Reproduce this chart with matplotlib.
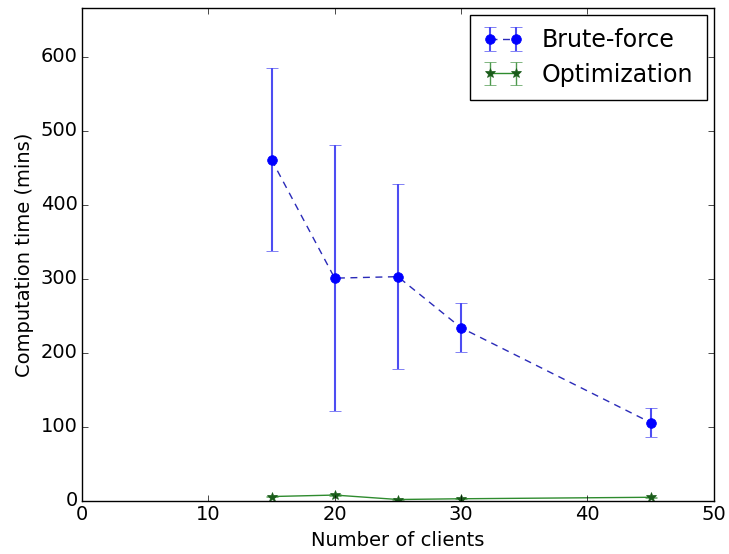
import numpy as np
import matplotlib
matplotlib.use('Agg')
from matplotlib import pyplot as plt

plt.style.use('classic')

clients = [15, 20, 25, 30, 45]
brute_mean = [461, 301, 303, 234, 106]
brute_err = [124, 180, 125, 33, 20]
opt_mean = [6, 8, 2, 3, 5]
opt_err = [1, 1, 0.5, 0.5, 0.5]

fig = plt.figure(figsize=(7.29, 5.54), dpi=100)
ax = fig.add_axes([0.1125, 0.0957, 0.8665, 0.89])

ax.errorbar(clients, brute_mean, yerr=brute_err, fmt='o--', color='#2a2ab8',
            markerfacecolor='b', markeredgecolor='b', dashes=(5, 4),
            ecolor=(0.3, 0.3, 0.95), elinewidth=1.5, capsize=4,
            markersize=7, label='Brute-force')
ax.errorbar(clients, opt_mean, yerr=opt_err, fmt='*-', color='#2e8b2e',
            markerfacecolor='#1a5c1a', markeredgecolor='#1a5c1a',
            ecolor=(0.3, 0.6, 0.3), capsize=4, markersize=7,
            label='Optimization')

ax.set_xlim(0, 50)
ax.set_ylim(0, 666)
ax.set_yticks([0, 100, 200, 300, 400, 500, 600])
ax.tick_params(labelsize=14, pad=3)
ax.set_xlabel('Number of clients', fontsize=14)
ax.set_ylabel('Computation time (mins)', fontsize=14)
ax.legend(loc='upper right', numpoints=2, fontsize=17, handlelength=1.7,
          borderpad=0.55, labelspacing=0.45, borderaxespad=0.3)

plt.savefig('out.png', dpi=100)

Instructions to follow: Go through the data above and transcribe it in full, omitting any image.

Solution for this task:
Reproduce this chart with matplotlib.
import numpy as np
import matplotlib
matplotlib.use('Agg')
from matplotlib import pyplot as plt

plt.style.use('classic')

clients = [15, 20, 25, 30, 45]
brute_mean = [461, 301, 303, 234, 106]
brute_err = [124, 180, 125, 33, 20]
opt_mean = [6, 8, 2, 3, 5]
opt_err = [1, 1, 0.5, 0.5, 0.5]

fig = plt.figure(figsize=(7.29, 5.54), dpi=100)
ax = fig.add_axes([0.1125, 0.0957, 0.8665, 0.89])

ax.errorbar(clients, brute_mean, yerr=brute_err, fmt='o--', color='#2a2ab8',
            markerfacecolor='b', markeredgecolor='b', dashes=(5, 4),
            ecolor=(0.3, 0.3, 0.95), elinewidth=1.5, capsize=4,
            markersize=7, label='Brute-force')
ax.errorbar(clients, opt_mean, yerr=opt_err, fmt='*-', color='#2e8b2e',
            markerfacecolor='#1a5c1a', markeredgecolor='#1a5c1a',
            ecolor=(0.3, 0.6, 0.3), capsize=4, markersize=7,
            label='Optimization')

ax.set_xlim(0, 50)
ax.set_ylim(0, 666)
ax.set_yticks([0, 100, 200, 300, 400, 500, 600])
ax.tick_params(labelsize=14, pad=3)
ax.set_xlabel('Number of clients', fontsize=14)
ax.set_ylabel('Computation time (mins)', fontsize=14)
ax.legend(loc='upper right', numpoints=2, fontsize=17, handlelength=1.7,
          borderpad=0.55, labelspacing=0.45, borderaxespad=0.3)

plt.savefig('out.png', dpi=100)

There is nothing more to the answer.